> _EXERCISE OBJECTIVE_
Reproduce only the stretch of entries below that begins at the first line and ends at the line holding "import * as".
:::
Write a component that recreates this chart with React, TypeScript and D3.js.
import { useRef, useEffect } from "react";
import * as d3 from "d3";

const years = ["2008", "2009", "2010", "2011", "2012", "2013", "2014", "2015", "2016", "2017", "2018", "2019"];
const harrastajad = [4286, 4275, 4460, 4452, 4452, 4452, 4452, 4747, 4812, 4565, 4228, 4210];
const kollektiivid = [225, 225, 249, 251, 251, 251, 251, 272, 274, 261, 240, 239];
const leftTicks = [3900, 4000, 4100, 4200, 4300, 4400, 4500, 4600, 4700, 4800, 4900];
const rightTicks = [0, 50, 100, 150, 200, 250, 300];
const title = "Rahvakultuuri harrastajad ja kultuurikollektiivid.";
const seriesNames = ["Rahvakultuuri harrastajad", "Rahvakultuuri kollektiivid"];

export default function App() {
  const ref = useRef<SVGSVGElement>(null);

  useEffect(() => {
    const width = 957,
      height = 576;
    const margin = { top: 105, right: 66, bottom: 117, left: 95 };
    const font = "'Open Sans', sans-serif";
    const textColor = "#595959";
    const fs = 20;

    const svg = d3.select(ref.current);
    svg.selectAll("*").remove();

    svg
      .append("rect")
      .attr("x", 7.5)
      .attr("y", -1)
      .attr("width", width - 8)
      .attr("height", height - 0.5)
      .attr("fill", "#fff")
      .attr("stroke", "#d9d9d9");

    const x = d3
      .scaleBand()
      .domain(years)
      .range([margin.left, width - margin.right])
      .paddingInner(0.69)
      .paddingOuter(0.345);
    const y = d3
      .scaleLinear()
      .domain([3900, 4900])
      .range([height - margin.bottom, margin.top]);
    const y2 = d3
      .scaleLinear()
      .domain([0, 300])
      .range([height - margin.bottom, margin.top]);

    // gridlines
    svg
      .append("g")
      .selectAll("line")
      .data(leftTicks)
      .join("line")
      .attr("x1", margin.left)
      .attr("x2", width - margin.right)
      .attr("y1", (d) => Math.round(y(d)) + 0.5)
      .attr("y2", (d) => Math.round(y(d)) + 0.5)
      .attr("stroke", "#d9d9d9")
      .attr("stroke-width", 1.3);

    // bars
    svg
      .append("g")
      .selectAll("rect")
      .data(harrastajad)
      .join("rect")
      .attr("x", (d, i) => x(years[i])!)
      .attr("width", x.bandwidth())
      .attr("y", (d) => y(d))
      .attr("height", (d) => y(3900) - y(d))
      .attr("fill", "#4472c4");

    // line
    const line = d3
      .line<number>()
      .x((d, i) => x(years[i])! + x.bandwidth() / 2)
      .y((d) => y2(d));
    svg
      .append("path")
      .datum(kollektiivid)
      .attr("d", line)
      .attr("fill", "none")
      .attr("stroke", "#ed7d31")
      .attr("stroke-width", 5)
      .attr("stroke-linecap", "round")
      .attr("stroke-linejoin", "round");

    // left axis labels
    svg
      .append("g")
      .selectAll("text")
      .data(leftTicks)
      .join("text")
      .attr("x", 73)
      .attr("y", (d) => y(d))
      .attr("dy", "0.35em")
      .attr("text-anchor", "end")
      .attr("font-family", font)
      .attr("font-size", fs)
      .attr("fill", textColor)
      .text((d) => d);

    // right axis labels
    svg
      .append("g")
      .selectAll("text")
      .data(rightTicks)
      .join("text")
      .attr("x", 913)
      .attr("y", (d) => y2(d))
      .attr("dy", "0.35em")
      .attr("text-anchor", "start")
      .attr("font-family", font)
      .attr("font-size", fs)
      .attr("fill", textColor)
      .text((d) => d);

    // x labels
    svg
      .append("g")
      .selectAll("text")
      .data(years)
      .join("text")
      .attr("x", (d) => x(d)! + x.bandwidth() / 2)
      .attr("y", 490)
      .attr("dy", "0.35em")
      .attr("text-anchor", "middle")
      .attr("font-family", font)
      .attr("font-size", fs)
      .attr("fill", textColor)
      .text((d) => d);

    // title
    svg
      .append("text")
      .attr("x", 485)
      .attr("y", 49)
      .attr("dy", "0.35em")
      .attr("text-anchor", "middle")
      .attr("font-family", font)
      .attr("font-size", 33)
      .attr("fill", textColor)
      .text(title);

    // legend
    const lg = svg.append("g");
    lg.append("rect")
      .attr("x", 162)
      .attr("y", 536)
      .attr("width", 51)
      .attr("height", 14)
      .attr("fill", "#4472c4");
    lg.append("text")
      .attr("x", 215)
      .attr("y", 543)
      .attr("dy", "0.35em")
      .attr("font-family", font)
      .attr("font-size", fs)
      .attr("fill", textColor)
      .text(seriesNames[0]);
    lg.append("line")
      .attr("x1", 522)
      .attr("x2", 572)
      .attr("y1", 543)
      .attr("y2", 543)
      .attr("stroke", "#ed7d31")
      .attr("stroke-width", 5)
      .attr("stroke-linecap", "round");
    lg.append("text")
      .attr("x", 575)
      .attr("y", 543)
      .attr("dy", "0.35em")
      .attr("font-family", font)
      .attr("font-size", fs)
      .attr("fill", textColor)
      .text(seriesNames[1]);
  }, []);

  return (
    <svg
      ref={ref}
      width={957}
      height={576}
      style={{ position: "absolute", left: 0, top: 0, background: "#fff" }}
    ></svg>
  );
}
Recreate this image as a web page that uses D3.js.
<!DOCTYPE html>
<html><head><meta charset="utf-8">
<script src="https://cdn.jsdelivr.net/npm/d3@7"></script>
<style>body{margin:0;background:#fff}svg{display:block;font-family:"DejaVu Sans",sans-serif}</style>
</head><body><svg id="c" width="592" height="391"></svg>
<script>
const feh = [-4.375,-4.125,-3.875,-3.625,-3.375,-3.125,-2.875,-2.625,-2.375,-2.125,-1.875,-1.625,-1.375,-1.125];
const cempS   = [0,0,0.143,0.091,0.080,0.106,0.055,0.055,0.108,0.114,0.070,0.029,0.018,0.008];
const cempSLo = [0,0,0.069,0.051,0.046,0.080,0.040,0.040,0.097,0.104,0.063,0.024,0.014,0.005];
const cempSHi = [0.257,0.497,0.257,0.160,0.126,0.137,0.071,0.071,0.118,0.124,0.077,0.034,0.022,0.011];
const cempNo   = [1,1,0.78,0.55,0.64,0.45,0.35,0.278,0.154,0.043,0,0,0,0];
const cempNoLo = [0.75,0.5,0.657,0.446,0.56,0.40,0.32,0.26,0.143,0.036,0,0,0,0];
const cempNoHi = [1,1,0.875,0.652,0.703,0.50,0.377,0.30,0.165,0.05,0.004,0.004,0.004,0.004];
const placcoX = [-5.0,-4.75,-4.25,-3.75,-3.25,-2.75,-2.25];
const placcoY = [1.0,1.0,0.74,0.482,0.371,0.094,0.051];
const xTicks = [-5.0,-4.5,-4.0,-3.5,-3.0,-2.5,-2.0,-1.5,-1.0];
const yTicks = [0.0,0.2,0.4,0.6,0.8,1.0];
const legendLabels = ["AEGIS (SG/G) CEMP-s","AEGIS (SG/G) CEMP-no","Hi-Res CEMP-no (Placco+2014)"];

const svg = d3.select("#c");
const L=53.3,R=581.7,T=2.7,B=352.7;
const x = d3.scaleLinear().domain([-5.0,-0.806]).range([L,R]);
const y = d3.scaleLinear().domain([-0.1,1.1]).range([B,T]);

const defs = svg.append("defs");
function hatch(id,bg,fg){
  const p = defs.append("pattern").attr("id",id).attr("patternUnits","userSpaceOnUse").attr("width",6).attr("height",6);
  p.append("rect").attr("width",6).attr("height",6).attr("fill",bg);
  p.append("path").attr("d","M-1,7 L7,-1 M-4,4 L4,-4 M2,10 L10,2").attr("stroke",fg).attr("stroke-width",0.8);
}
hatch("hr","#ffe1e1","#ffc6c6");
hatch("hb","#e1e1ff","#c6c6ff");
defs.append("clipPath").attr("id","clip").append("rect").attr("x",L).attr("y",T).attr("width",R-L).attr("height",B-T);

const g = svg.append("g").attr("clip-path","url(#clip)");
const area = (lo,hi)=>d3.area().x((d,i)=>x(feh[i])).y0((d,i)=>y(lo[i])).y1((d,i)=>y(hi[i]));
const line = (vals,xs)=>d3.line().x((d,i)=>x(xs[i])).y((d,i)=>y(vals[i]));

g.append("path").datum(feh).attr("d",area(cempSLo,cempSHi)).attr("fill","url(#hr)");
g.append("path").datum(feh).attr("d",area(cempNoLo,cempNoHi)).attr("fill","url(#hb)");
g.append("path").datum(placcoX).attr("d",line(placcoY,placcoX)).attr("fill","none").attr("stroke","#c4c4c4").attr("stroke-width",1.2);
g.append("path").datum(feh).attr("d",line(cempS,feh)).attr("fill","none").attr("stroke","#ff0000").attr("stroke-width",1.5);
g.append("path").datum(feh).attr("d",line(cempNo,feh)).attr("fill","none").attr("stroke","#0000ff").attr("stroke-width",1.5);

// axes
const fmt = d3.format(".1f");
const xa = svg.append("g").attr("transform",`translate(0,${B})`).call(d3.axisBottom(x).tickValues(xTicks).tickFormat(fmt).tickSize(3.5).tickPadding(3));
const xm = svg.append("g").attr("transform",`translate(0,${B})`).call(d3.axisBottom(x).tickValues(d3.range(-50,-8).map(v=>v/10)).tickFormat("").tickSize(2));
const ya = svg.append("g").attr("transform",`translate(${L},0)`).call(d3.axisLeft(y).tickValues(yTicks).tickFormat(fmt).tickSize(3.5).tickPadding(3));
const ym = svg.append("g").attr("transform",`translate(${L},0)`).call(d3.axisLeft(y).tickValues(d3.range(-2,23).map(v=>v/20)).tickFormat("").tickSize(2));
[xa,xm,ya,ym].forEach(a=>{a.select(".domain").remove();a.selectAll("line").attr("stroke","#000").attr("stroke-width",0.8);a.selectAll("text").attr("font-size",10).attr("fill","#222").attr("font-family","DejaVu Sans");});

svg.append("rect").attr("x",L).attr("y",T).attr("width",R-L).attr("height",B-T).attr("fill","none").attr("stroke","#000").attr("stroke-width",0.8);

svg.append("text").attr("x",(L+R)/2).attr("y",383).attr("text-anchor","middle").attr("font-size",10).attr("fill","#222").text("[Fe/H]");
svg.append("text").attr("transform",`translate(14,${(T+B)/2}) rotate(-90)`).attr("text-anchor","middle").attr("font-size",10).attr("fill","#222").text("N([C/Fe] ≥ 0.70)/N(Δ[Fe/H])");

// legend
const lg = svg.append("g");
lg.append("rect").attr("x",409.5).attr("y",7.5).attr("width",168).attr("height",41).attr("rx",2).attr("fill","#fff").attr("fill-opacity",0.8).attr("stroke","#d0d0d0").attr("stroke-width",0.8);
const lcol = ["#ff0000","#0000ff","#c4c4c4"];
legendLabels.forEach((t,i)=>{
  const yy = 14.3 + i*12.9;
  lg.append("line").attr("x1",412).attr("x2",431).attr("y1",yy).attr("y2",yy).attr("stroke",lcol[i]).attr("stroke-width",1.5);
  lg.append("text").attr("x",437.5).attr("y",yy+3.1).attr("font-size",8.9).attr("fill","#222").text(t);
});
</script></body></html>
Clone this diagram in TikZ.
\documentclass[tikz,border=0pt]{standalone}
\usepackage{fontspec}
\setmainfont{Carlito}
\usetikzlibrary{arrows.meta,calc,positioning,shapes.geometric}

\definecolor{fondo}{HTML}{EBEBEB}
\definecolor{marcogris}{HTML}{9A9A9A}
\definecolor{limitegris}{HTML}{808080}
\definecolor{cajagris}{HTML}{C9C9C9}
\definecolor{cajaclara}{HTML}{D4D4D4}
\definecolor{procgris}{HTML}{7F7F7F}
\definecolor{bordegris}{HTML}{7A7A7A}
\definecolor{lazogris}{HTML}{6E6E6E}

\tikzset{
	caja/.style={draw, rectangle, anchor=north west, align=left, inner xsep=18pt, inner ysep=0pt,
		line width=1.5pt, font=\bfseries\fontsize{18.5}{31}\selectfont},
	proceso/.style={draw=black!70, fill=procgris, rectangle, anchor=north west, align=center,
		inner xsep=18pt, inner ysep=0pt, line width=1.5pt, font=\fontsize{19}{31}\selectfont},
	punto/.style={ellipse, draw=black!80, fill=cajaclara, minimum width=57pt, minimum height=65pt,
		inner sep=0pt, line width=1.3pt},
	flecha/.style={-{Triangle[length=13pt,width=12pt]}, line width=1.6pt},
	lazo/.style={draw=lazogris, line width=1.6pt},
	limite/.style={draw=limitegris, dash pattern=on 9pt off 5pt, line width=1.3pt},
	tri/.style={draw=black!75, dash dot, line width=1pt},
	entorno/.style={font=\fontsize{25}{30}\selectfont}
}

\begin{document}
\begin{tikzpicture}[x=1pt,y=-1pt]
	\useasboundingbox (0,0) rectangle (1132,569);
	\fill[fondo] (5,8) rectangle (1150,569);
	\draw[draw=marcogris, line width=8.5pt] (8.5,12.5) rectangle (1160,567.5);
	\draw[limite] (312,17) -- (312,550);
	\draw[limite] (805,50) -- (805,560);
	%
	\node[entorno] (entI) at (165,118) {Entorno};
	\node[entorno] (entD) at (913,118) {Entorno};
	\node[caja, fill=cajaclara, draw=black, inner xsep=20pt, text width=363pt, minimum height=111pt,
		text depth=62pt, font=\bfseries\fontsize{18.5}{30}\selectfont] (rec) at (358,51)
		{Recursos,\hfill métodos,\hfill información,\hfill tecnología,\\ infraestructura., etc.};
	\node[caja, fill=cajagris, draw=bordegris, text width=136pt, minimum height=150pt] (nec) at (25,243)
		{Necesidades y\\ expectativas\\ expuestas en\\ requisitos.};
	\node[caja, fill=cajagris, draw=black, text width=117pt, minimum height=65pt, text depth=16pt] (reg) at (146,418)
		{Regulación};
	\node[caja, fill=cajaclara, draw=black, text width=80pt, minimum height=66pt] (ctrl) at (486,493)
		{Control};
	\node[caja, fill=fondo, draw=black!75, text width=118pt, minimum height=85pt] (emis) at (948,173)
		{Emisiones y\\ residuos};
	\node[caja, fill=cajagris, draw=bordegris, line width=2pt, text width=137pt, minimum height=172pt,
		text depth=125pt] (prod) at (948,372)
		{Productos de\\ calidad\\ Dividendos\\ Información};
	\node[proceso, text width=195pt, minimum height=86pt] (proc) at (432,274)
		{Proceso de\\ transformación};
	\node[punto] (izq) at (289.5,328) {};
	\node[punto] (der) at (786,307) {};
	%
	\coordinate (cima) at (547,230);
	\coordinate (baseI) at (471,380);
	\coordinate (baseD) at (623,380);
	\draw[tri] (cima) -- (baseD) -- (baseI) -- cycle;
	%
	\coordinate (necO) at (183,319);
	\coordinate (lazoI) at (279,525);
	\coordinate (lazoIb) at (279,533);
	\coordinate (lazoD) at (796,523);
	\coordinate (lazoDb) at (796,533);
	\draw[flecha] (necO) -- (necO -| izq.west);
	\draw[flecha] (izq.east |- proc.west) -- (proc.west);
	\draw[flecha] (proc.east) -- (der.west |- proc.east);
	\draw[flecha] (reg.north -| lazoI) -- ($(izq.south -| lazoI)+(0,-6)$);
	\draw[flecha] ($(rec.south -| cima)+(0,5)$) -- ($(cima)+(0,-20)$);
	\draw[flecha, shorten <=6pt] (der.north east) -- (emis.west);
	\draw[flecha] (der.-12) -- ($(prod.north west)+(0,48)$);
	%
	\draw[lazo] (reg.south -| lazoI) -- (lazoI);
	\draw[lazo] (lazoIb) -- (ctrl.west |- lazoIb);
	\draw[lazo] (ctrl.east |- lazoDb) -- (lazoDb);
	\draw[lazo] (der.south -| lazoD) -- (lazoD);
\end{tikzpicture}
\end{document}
:::
> _PROBLEM SOLUTION_
Write a component that recreates this chart with React, TypeScript and D3.js.
import { useRef, useEffect } from "react";
import * as d3 from "d3";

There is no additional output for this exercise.